- _Given material_:
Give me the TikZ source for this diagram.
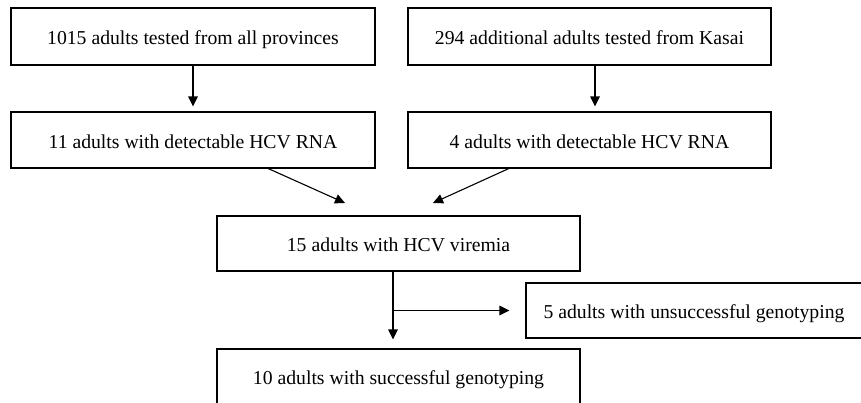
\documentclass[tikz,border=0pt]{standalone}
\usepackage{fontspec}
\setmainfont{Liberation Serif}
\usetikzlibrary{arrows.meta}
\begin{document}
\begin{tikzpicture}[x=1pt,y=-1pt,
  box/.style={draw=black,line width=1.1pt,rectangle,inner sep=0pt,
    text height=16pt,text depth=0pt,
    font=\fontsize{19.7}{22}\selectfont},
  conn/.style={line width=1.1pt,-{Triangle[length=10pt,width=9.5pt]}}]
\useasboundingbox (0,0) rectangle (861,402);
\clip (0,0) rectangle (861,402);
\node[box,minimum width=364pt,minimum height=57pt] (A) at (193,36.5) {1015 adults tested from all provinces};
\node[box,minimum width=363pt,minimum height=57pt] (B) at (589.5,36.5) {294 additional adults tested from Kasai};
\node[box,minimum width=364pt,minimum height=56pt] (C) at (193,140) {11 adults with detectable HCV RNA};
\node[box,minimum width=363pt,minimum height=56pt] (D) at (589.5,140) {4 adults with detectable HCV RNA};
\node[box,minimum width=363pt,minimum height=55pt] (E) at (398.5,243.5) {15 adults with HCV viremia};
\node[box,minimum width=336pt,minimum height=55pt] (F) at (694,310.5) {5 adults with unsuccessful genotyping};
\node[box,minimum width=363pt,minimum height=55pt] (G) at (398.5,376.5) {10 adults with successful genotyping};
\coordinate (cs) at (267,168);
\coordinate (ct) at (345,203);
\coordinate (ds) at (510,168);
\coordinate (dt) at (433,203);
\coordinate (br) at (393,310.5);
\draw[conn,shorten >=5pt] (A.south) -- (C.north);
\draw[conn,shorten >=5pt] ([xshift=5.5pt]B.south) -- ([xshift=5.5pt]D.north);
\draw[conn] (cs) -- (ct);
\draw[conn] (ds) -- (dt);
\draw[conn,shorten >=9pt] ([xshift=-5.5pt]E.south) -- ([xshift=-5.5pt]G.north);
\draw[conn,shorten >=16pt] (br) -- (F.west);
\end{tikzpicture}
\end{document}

- _Stated problem_: Copy the material exactly. Do not include the pictures.

- _Solution to this task_:
Give me the TikZ source for this diagram.
\documentclass[tikz,border=0pt]{standalone}
\usepackage{fontspec}
\setmainfont{Liberation Serif}
\usetikzlibrary{arrows.meta}
\begin{document}
\begin{tikzpicture}[x=1pt,y=-1pt,
  box/.style={draw=black,line width=1.1pt,rectangle,inner sep=0pt,
    text height=16pt,text depth=0pt,
    font=\fontsize{19.7}{22}\selectfont},
  conn/.style={line width=1.1pt,-{Triangle[length=10pt,width=9.5pt]}}]
\useasboundingbox (0,0) rectangle (861,402);
\clip (0,0) rectangle (861,402);
\node[box,minimum width=364pt,minimum height=57pt] (A) at (193,36.5) {1015 adults tested from all provinces};
\node[box,minimum width=363pt,minimum height=57pt] (B) at (589.5,36.5) {294 additional adults tested from Kasai};
\node[box,minimum width=364pt,minimum height=56pt] (C) at (193,140) {11 adults with detectable HCV RNA};
\node[box,minimum width=363pt,minimum height=56pt] (D) at (589.5,140) {4 adults with detectable HCV RNA};
\node[box,minimum width=363pt,minimum height=55pt] (E) at (398.5,243.5) {15 adults with HCV viremia};
\node[box,minimum width=336pt,minimum height=55pt] (F) at (694,310.5) {5 adults with unsuccessful genotyping};
\node[box,minimum width=363pt,minimum height=55pt] (G) at (398.5,376.5) {10 adults with successful genotyping};
\coordinate (cs) at (267,168);
\coordinate (ct) at (345,203);
\coordinate (ds) at (510,168);
\coordinate (dt) at (433,203);
\coordinate (br) at (393,310.5);
\draw[conn,shorten >=5pt] (A.south) -- (C.north);
\draw[conn,shorten >=5pt] ([xshift=5.5pt]B.south) -- ([xshift=5.5pt]D.north);
\draw[conn] (cs) -- (ct);
\draw[conn] (ds) -- (dt);
\draw[conn,shorten >=9pt] ([xshift=-5.5pt]E.south) -- ([xshift=-5.5pt]G.north);
\draw[conn,shorten >=16pt] (br) -- (F.west);
\end{tikzpicture}
\end{document}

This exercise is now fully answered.